== Task brief ==
Omit any picture, and return the remaining data exactly as written.

· · ·

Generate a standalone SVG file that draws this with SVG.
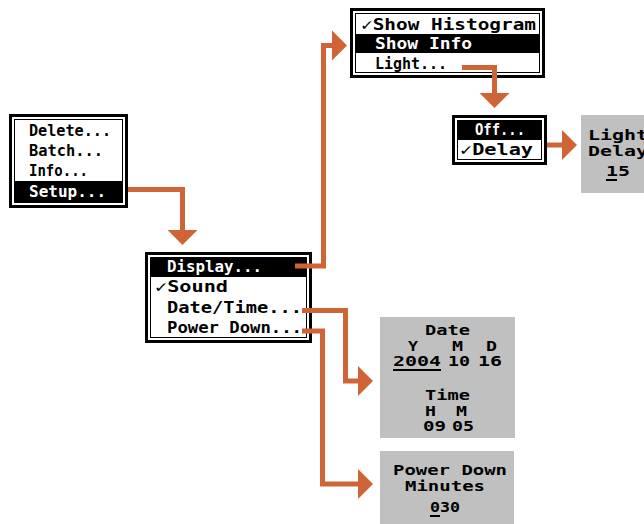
<svg xmlns="http://www.w3.org/2000/svg" width="644" height="524" viewBox="0 0 644 524">
<defs>
<style>
.t{font-family:"DejaVu Sans Mono","Liberation Mono",monospace;font-weight:bold;font-size:16px;fill:#000}
.s{font-size:14px}
.w{fill:#fff}
.g{fill:#c0c0c0}
.c{fill:none;stroke:#cf6536;stroke-width:5;stroke-linejoin:miter}
.u{stroke:#000;stroke-width:2}
</style>
<marker id="ah" markerUnits="userSpaceOnUse" markerWidth="16" markerHeight="31" refX="0" refY="15" orient="auto" viewBox="0 0 16 30">
<path d="M0,0 L15,15 L0,30 Z" fill="#cf6536"/>
</marker>
</defs>
<rect width="644" height="524" fill="#fff"/>

<g id="main-menu">
<rect x="9" y="114" width="119" height="94" fill="#000"/>
<rect x="12" y="117" width="113" height="88" fill="#fff"/>
<rect x="14.5" y="119.5" width="108" height="83" fill="#fff" stroke="#000"/>
<rect x="15" y="181" width="107" height="21" fill="#000"/>
<text class="t" x="29" y="136" textLength="82" lengthAdjust="spacingAndGlyphs">Delete...</text>
<text class="t" x="29" y="156" textLength="74" lengthAdjust="spacingAndGlyphs">Batch...</text>
<text class="t" x="29" y="176" textLength="59" lengthAdjust="spacingAndGlyphs">Info...</text>
<text class="t w" x="29" y="197" textLength="77" lengthAdjust="spacingAndGlyphs">Setup...</text>
</g>

<g id="setup-menu">
<rect x="145" y="252" width="167" height="91" fill="#000"/>
<rect x="148" y="255" width="161" height="85" fill="#fff"/>
<rect x="150.5" y="257.5" width="156" height="80" fill="#fff" stroke="#000"/>
<rect x="151" y="258" width="155" height="19" fill="#000"/>
<text class="t w" x="167" y="272" textLength="95" lengthAdjust="spacingAndGlyphs">Display...</text>
<text class="t" x="155" y="292" textLength="73" lengthAdjust="spacingAndGlyphs">✓Sound</text>
<text class="t" x="167" y="313" textLength="135" lengthAdjust="spacingAndGlyphs">Date/Time...</text>
<text class="t" x="167" y="333" textLength="135" lengthAdjust="spacingAndGlyphs">Power Down...</text>
</g>

<g id="display-menu">
<rect x="350" y="8" width="195" height="70" fill="#000"/>
<rect x="353" y="11" width="189" height="64" fill="#fff"/>
<rect x="355.5" y="13.5" width="184" height="59" fill="#fff" stroke="#000"/>
<rect x="356" y="34" width="183" height="19" fill="#000"/>
<text class="t" x="361" y="30" textLength="175" lengthAdjust="spacingAndGlyphs">✓Show Histogram</text>
<text class="t w" x="375" y="49" textLength="97" lengthAdjust="spacingAndGlyphs">Show Info</text>
<text class="t" x="375" y="69" textLength="72" lengthAdjust="spacingAndGlyphs">Light...</text>
</g>

<g id="light-menu">
<rect x="452" y="115" width="95" height="50" fill="#000"/>
<rect x="455" y="118" width="89" height="44" fill="#fff"/>
<rect x="457.5" y="120.5" width="84" height="39" fill="#fff" stroke="#000"/>
<rect x="458" y="121" width="83" height="19" fill="#000"/>
<text class="t w" x="475" y="135" textLength="50" lengthAdjust="spacingAndGlyphs">Off...</text>
<text class="t" x="460" y="155" textLength="73" lengthAdjust="spacingAndGlyphs">✓Delay</text>
</g>

<g id="light-delay">
<rect class="g" x="581" y="115" width="70" height="78"/>
<text class="t s" x="588" y="140" textLength="60" lengthAdjust="spacingAndGlyphs">Light</text>
<text class="t s" x="588" y="156" textLength="60" lengthAdjust="spacingAndGlyphs">Delay</text>
<text class="t s" x="606" y="176" textLength="24" lengthAdjust="spacingAndGlyphs">15</text>
<line class="u" x1="606" y1="180" x2="617" y2="180"/>
</g>

<g id="date-time">
<rect class="g" x="380" y="317" width="135" height="121"/>
<text class="t s" x="425" y="335" textLength="45" lengthAdjust="spacingAndGlyphs">Date</text>
<text class="t s" x="408" y="351" textLength="10" lengthAdjust="spacingAndGlyphs">Y</text>
<text class="t s" x="452" y="351" textLength="11" lengthAdjust="spacingAndGlyphs">M</text>
<text class="t s" x="486" y="351" textLength="11" lengthAdjust="spacingAndGlyphs">D</text>
<text class="t s" x="393" y="366" textLength="48" lengthAdjust="spacingAndGlyphs">2004</text>
<line class="u" x1="393" y1="370" x2="441" y2="370"/>
<text class="t s" x="448" y="366" textLength="22" lengthAdjust="spacingAndGlyphs">10</text>
<text class="t s" x="478" y="366" textLength="24" lengthAdjust="spacingAndGlyphs">16</text>
<text class="t s" x="425" y="400" textLength="45" lengthAdjust="spacingAndGlyphs">Time</text>
<text class="t s" x="425" y="416" textLength="11" lengthAdjust="spacingAndGlyphs">H</text>
<text class="t s" x="456" y="416" textLength="11" lengthAdjust="spacingAndGlyphs">M</text>
<text class="t s" x="423" y="431" textLength="23" lengthAdjust="spacingAndGlyphs">09</text>
<text class="t s" x="452" y="431" textLength="22" lengthAdjust="spacingAndGlyphs">05</text>
</g>

<g id="power-down">
<rect class="g" x="380" y="451" width="134" height="73"/>
<text class="t s" x="393" y="475" textLength="114" lengthAdjust="spacingAndGlyphs">Power Down</text>
<text class="t s" x="405" y="491" textLength="80" lengthAdjust="spacingAndGlyphs">Minutes</text>
<text class="t s" x="430" y="512" textLength="30" lengthAdjust="spacingAndGlyphs">030</text>
<line class="u" x1="430" y1="516" x2="440" y2="516"/>
</g>

<g id="connectors">
<path class="c" d="M128,189.5 H182.5 V230" marker-end="url(#ah)"/>
<path class="c" d="M295,266 H323.5 V45.5 H332" marker-end="url(#ah)"/>
<path class="c" d="M302,310.5 H345.5 V381 H358" marker-end="url(#ah)"/>
<path class="c" d="M302,331 H322.5 V484 H358" marker-end="url(#ah)"/>
<path class="c" d="M462,67.5 H494.5 V93" marker-end="url(#ah)"/>
<path class="c" d="M547,145 H562" marker-end="url(#ah)"/>
</g>
</svg>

· · ·

== Response to the task ==
Generate a standalone SVG file that draws this with SVG.
<svg xmlns="http://www.w3.org/2000/svg" width="644" height="524" viewBox="0 0 644 524">
<defs>
<style>
.t{font-family:"DejaVu Sans Mono","Liberation Mono",monospace;font-weight:bold;font-size:16px;fill:#000}
.s{font-size:14px}
.w{fill:#fff}
.g{fill:#c0c0c0}
.c{fill:none;stroke:#cf6536;stroke-width:5;stroke-linejoin:miter}
.u{stroke:#000;stroke-width:2}
</style>
<marker id="ah" markerUnits="userSpaceOnUse" markerWidth="16" markerHeight="31" refX="0" refY="15" orient="auto" viewBox="0 0 16 30">
<path d="M0,0 L15,15 L0,30 Z" fill="#cf6536"/>
</marker>
</defs>
<rect width="644" height="524" fill="#fff"/>

<g id="main-menu">
<rect x="9" y="114" width="119" height="94" fill="#000"/>
<rect x="12" y="117" width="113" height="88" fill="#fff"/>
<rect x="14.5" y="119.5" width="108" height="83" fill="#fff" stroke="#000"/>
<rect x="15" y="181" width="107" height="21" fill="#000"/>
<text class="t" x="29" y="136" textLength="82" lengthAdjust="spacingAndGlyphs">Delete...</text>
<text class="t" x="29" y="156" textLength="74" lengthAdjust="spacingAndGlyphs">Batch...</text>
<text class="t" x="29" y="176" textLength="59" lengthAdjust="spacingAndGlyphs">Info...</text>
<text class="t w" x="29" y="197" textLength="77" lengthAdjust="spacingAndGlyphs">Setup...</text>
</g>

<g id="setup-menu">
<rect x="145" y="252" width="167" height="91" fill="#000"/>
<rect x="148" y="255" width="161" height="85" fill="#fff"/>
<rect x="150.5" y="257.5" width="156" height="80" fill="#fff" stroke="#000"/>
<rect x="151" y="258" width="155" height="19" fill="#000"/>
<text class="t w" x="167" y="272" textLength="95" lengthAdjust="spacingAndGlyphs">Display...</text>
<text class="t" x="155" y="292" textLength="73" lengthAdjust="spacingAndGlyphs">✓Sound</text>
<text class="t" x="167" y="313" textLength="135" lengthAdjust="spacingAndGlyphs">Date/Time...</text>
<text class="t" x="167" y="333" textLength="135" lengthAdjust="spacingAndGlyphs">Power Down...</text>
</g>

<g id="display-menu">
<rect x="350" y="8" width="195" height="70" fill="#000"/>
<rect x="353" y="11" width="189" height="64" fill="#fff"/>
<rect x="355.5" y="13.5" width="184" height="59" fill="#fff" stroke="#000"/>
<rect x="356" y="34" width="183" height="19" fill="#000"/>
<text class="t" x="361" y="30" textLength="175" lengthAdjust="spacingAndGlyphs">✓Show Histogram</text>
<text class="t w" x="375" y="49" textLength="97" lengthAdjust="spacingAndGlyphs">Show Info</text>
<text class="t" x="375" y="69" textLength="72" lengthAdjust="spacingAndGlyphs">Light...</text>
</g>

<g id="light-menu">
<rect x="452" y="115" width="95" height="50" fill="#000"/>
<rect x="455" y="118" width="89" height="44" fill="#fff"/>
<rect x="457.5" y="120.5" width="84" height="39" fill="#fff" stroke="#000"/>
<rect x="458" y="121" width="83" height="19" fill="#000"/>
<text class="t w" x="475" y="135" textLength="50" lengthAdjust="spacingAndGlyphs">Off...</text>
<text class="t" x="460" y="155" textLength="73" lengthAdjust="spacingAndGlyphs">✓Delay</text>
</g>

<g id="light-delay">
<rect class="g" x="581" y="115" width="70" height="78"/>
<text class="t s" x="588" y="140" textLength="60" lengthAdjust="spacingAndGlyphs">Light</text>
<text class="t s" x="588" y="156" textLength="60" lengthAdjust="spacingAndGlyphs">Delay</text>
<text class="t s" x="606" y="176" textLength="24" lengthAdjust="spacingAndGlyphs">15</text>
<line class="u" x1="606" y1="180" x2="617" y2="180"/>
</g>

<g id="date-time">
<rect class="g" x="380" y="317" width="135" height="121"/>
<text class="t s" x="425" y="335" textLength="45" lengthAdjust="spacingAndGlyphs">Date</text>
<text class="t s" x="408" y="351" textLength="10" lengthAdjust="spacingAndGlyphs">Y</text>
<text class="t s" x="452" y="351" textLength="11" lengthAdjust="spacingAndGlyphs">M</text>
<text class="t s" x="486" y="351" textLength="11" lengthAdjust="spacingAndGlyphs">D</text>
<text class="t s" x="393" y="366" textLength="48" lengthAdjust="spacingAndGlyphs">2004</text>
<line class="u" x1="393" y1="370" x2="441" y2="370"/>
<text class="t s" x="448" y="366" textLength="22" lengthAdjust="spacingAndGlyphs">10</text>
<text class="t s" x="478" y="366" textLength="24" lengthAdjust="spacingAndGlyphs">16</text>
<text class="t s" x="425" y="400" textLength="45" lengthAdjust="spacingAndGlyphs">Time</text>
<text class="t s" x="425" y="416" textLength="11" lengthAdjust="spacingAndGlyphs">H</text>
<text class="t s" x="456" y="416" textLength="11" lengthAdjust="spacingAndGlyphs">M</text>
<text class="t s" x="423" y="431" textLength="23" lengthAdjust="spacingAndGlyphs">09</text>
<text class="t s" x="452" y="431" textLength="22" lengthAdjust="spacingAndGlyphs">05</text>
</g>

<g id="power-down">
<rect class="g" x="380" y="451" width="134" height="73"/>
<text class="t s" x="393" y="475" textLength="114" lengthAdjust="spacingAndGlyphs">Power Down</text>
<text class="t s" x="405" y="491" textLength="80" lengthAdjust="spacingAndGlyphs">Minutes</text>
<text class="t s" x="430" y="512" textLength="30" lengthAdjust="spacingAndGlyphs">030</text>
<line class="u" x1="430" y1="516" x2="440" y2="516"/>
</g>

<g id="connectors">
<path class="c" d="M128,189.5 H182.5 V230" marker-end="url(#ah)"/>
<path class="c" d="M295,266 H323.5 V45.5 H332" marker-end="url(#ah)"/>
<path class="c" d="M302,310.5 H345.5 V381 H358" marker-end="url(#ah)"/>
<path class="c" d="M302,331 H322.5 V484 H358" marker-end="url(#ah)"/>
<path class="c" d="M462,67.5 H494.5 V93" marker-end="url(#ah)"/>
<path class="c" d="M547,145 H562" marker-end="url(#ah)"/>
</g>
</svg>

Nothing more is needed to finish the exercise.